**Problem details:** Only the pictures are omitted; repeat all other data exactly.

**Given information:**
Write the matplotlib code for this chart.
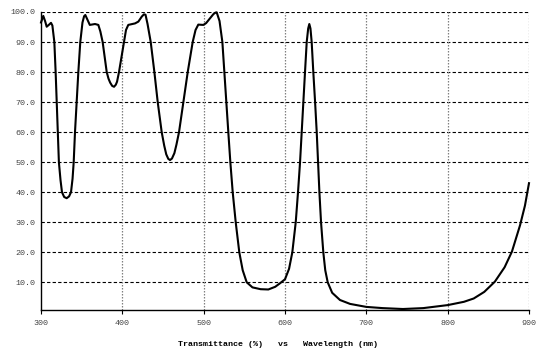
import matplotlib
matplotlib.use("Agg")
import matplotlib.pyplot as plt

# Transmission spectrum samples: wavelength (nm) and transmittance (%)
wavelength = [
    300, 302.8, 305, 307, 310, 312.3, 314, 316.4, 318, 319.3, 320.5, 322,
    324, 325.8, 328.5, 331.6, 334.5, 336.9, 338.8, 340.2, 341.8, 343.9, 345.9, 348.3,
    351, 353, 354.5, 357, 360, 366.4, 370.5, 373, 375.8, 380.8, 383, 385,
    387.5, 389.8, 392, 393.5, 395.9, 402, 404.5, 407.3, 412, 415.6, 419.7, 424,
    426.5, 428.5, 431, 434.9, 439.4, 443.5, 448.4, 451.5, 454, 456.5, 458.6, 461,
    464, 466.5, 469.7, 475, 480.4, 486.5, 490, 493.4, 499.6, 503, 507.8, 512,
    514.5, 516, 519.5, 523, 525.4, 527.9, 530.3, 532.8, 535.7, 539.4, 543.8, 548,
    552.9, 560, 570, 579.5, 588, 594, 600, 605, 609, 613.2, 616, 618.5,
    620.5, 622.5, 624.6, 626.7, 628.5, 629.9, 631.3, 632.8, 634.8, 637, 639, 640.6,
    642.3, 644.3, 647.1, 649.5, 652.5, 658, 667.6, 680, 700, 720, 745, 770,
    800, 820, 832, 845, 858, 870, 879, 889, 895, 900,
]
transmittance = [
    96.5, 98.7, 97.0, 95.1, 95.8, 96.4, 95.5, 90, 80, 70, 60, 50,
    44, 40, 38.4, 38.0, 38.6, 40, 44.5, 50, 60, 70, 80, 90,
    96.5, 98.6, 99.0, 97.5, 95.7, 96.0, 95.7, 93.5, 90, 80, 77.8, 76.5,
    75.4, 75.1, 75.8, 76.8, 80, 90, 94, 95.7, 96.0, 96.2, 96.8, 98.5,
    99.2, 99.1, 96, 90, 80, 70, 60, 55.5, 52.6, 51.1, 50.7, 51.2,
    53, 55.8, 60, 70, 80, 90, 94, 95.8, 95.7, 96.3, 97.9, 99.3,
    99.8, 99.9, 97, 90, 80, 70, 60, 50, 40, 30, 20, 14,
    10, 8.3, 7.7, 7.6, 8.5, 9.7, 11, 14.5, 20, 30, 40, 50,
    60, 70, 80, 90, 94.5, 96, 94.5, 90, 80, 70, 60, 50,
    40, 30, 20, 14, 10, 6.5, 4.1, 2.8, 1.8, 1.4, 1.1, 1.4,
    2.4, 3.5, 4.6, 6.8, 10.2, 15, 20.2, 29, 35.5, 43,
]

x_ticks = [300, 400, 500, 600, 700, 800, 900]
y_ticks = [10, 20, 30, 40, 50, 60, 70, 80, 90, 100]
y_tick_labels = [f"{v:.1f}" for v in y_ticks]
x_label = "Transmittance (%)   vs   Wavelength (nm)"

mono = ["Liberation Mono", "DejaVu Sans Mono"]

fig = plt.figure(figsize=(5.42, 3.61), dpi=100)
ax = fig.add_axes([41 / 542, 1 - 310.3 / 361, 488 / 542, (310.3 - 12) / 361])

ax.set_xlim(300, 900)
ax.set_ylim(0.67, 100)

# horizontal dashed grid
for v in y_ticks:
    ax.axhline(v, color="black", lw=0.8, dashes=(3, 2), zorder=1)
# vertical dotted grid
for v in x_ticks[1:]:
    ax.axvline(v, color="#808080", lw=0.9, dashes=(1.2, 1.2), zorder=1)

ax.plot(wavelength, transmittance, color="black", lw=1.5, zorder=3,
        solid_joinstyle="round", clip_on=False)

for side in ("top", "right"):
    ax.spines[side].set_visible(False)
for side in ("left", "bottom"):
    ax.spines[side].set_linewidth(1.0)
    ax.spines[side].set_color("black")

ax.set_xticks(x_ticks)
ax.set_xticklabels([str(v) for v in x_ticks])
ax.set_yticks(y_ticks)
ax.set_yticklabels(y_tick_labels)
ax.tick_params(axis="x", direction="out", length=3, width=0.8, pad=4,
               labelsize=6, labelcolor="#444444")
ax.tick_params(axis="y", length=0, pad=4, labelsize=6, labelcolor="#444444")
for lab in ax.get_xticklabels() + ax.get_yticklabels():
    lab.set_family(mono)

fig.text(278.5 / 542, 1 - 344.5 / 361, x_label, ha="center", va="center",
         fontsize=6, fontweight="bold", family=mono, color="black")

fig.savefig("out.png", dpi=100)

**Response to this exercise:**
Write the matplotlib code for this chart.
import matplotlib
matplotlib.use("Agg")
import matplotlib.pyplot as plt

# Transmission spectrum samples: wavelength (nm) and transmittance (%)
wavelength = [
    300, 302.8, 305, 307, 310, 312.3, 314, 316.4, 318, 319.3, 320.5, 322,
    324, 325.8, 328.5, 331.6, 334.5, 336.9, 338.8, 340.2, 341.8, 343.9, 345.9, 348.3,
    351, 353, 354.5, 357, 360, 366.4, 370.5, 373, 375.8, 380.8, 383, 385,
    387.5, 389.8, 392, 393.5, 395.9, 402, 404.5, 407.3, 412, 415.6, 419.7, 424,
    426.5, 428.5, 431, 434.9, 439.4, 443.5, 448.4, 451.5, 454, 456.5, 458.6, 461,
    464, 466.5, 469.7, 475, 480.4, 486.5, 490, 493.4, 499.6, 503, 507.8, 512,
    514.5, 516, 519.5, 523, 525.4, 527.9, 530.3, 532.8, 535.7, 539.4, 543.8, 548,
    552.9, 560, 570, 579.5, 588, 594, 600, 605, 609, 613.2, 616, 618.5,
    620.5, 622.5, 624.6, 626.7, 628.5, 629.9, 631.3, 632.8, 634.8, 637, 639, 640.6,
    642.3, 644.3, 647.1, 649.5, 652.5, 658, 667.6, 680, 700, 720, 745, 770,
    800, 820, 832, 845, 858, 870, 879, 889, 895, 900,
]
transmittance = [
    96.5, 98.7, 97.0, 95.1, 95.8, 96.4, 95.5, 90, 80, 70, 60, 50,
    44, 40, 38.4, 38.0, 38.6, 40, 44.5, 50, 60, 70, 80, 90,
    96.5, 98.6, 99.0, 97.5, 95.7, 96.0, 95.7, 93.5, 90, 80, 77.8, 76.5,
    75.4, 75.1, 75.8, 76.8, 80, 90, 94, 95.7, 96.0, 96.2, 96.8, 98.5,
    99.2, 99.1, 96, 90, 80, 70, 60, 55.5, 52.6, 51.1, 50.7, 51.2,
    53, 55.8, 60, 70, 80, 90, 94, 95.8, 95.7, 96.3, 97.9, 99.3,
    99.8, 99.9, 97, 90, 80, 70, 60, 50, 40, 30, 20, 14,
    10, 8.3, 7.7, 7.6, 8.5, 9.7, 11, 14.5, 20, 30, 40, 50,
    60, 70, 80, 90, 94.5, 96, 94.5, 90, 80, 70, 60, 50,
    40, 30, 20, 14, 10, 6.5, 4.1, 2.8, 1.8, 1.4, 1.1, 1.4,
    2.4, 3.5, 4.6, 6.8, 10.2, 15, 20.2, 29, 35.5, 43,
]

x_ticks = [300, 400, 500, 600, 700, 800, 900]
y_ticks = [10, 20, 30, 40, 50, 60, 70, 80, 90, 100]
y_tick_labels = [f"{v:.1f}" for v in y_ticks]
x_label = "Transmittance (%)   vs   Wavelength (nm)"

mono = ["Liberation Mono", "DejaVu Sans Mono"]

fig = plt.figure(figsize=(5.42, 3.61), dpi=100)
ax = fig.add_axes([41 / 542, 1 - 310.3 / 361, 488 / 542, (310.3 - 12) / 361])

ax.set_xlim(300, 900)
ax.set_ylim(0.67, 100)

# horizontal dashed grid
for v in y_ticks:
    ax.axhline(v, color="black", lw=0.8, dashes=(3, 2), zorder=1)
# vertical dotted grid
for v in x_ticks[1:]:
    ax.axvline(v, color="#808080", lw=0.9, dashes=(1.2, 1.2), zorder=1)

ax.plot(wavelength, transmittance, color="black", lw=1.5, zorder=3,
        solid_joinstyle="round", clip_on=False)

for side in ("top", "right"):
    ax.spines[side].set_visible(False)
for side in ("left", "bottom"):
    ax.spines[side].set_linewidth(1.0)
    ax.spines[side].set_color("black")

ax.set_xticks(x_ticks)
ax.set_xticklabels([str(v) for v in x_ticks])
ax.set_yticks(y_ticks)
ax.set_yticklabels(y_tick_labels)
ax.tick_params(axis="x", direction="out", length=3, width=0.8, pad=4,
               labelsize=6, labelcolor="#444444")
ax.tick_params(axis="y", length=0, pad=4, labelsize=6, labelcolor="#444444")
for lab in ax.get_xticklabels() + ax.get_yticklabels():
    lab.set_family(mono)

fig.text(278.5 / 542, 1 - 344.5 / 361, x_label, ha="center", va="center",
         fontsize=6, fontweight="bold", family=mono, color="black")

fig.savefig("out.png", dpi=100)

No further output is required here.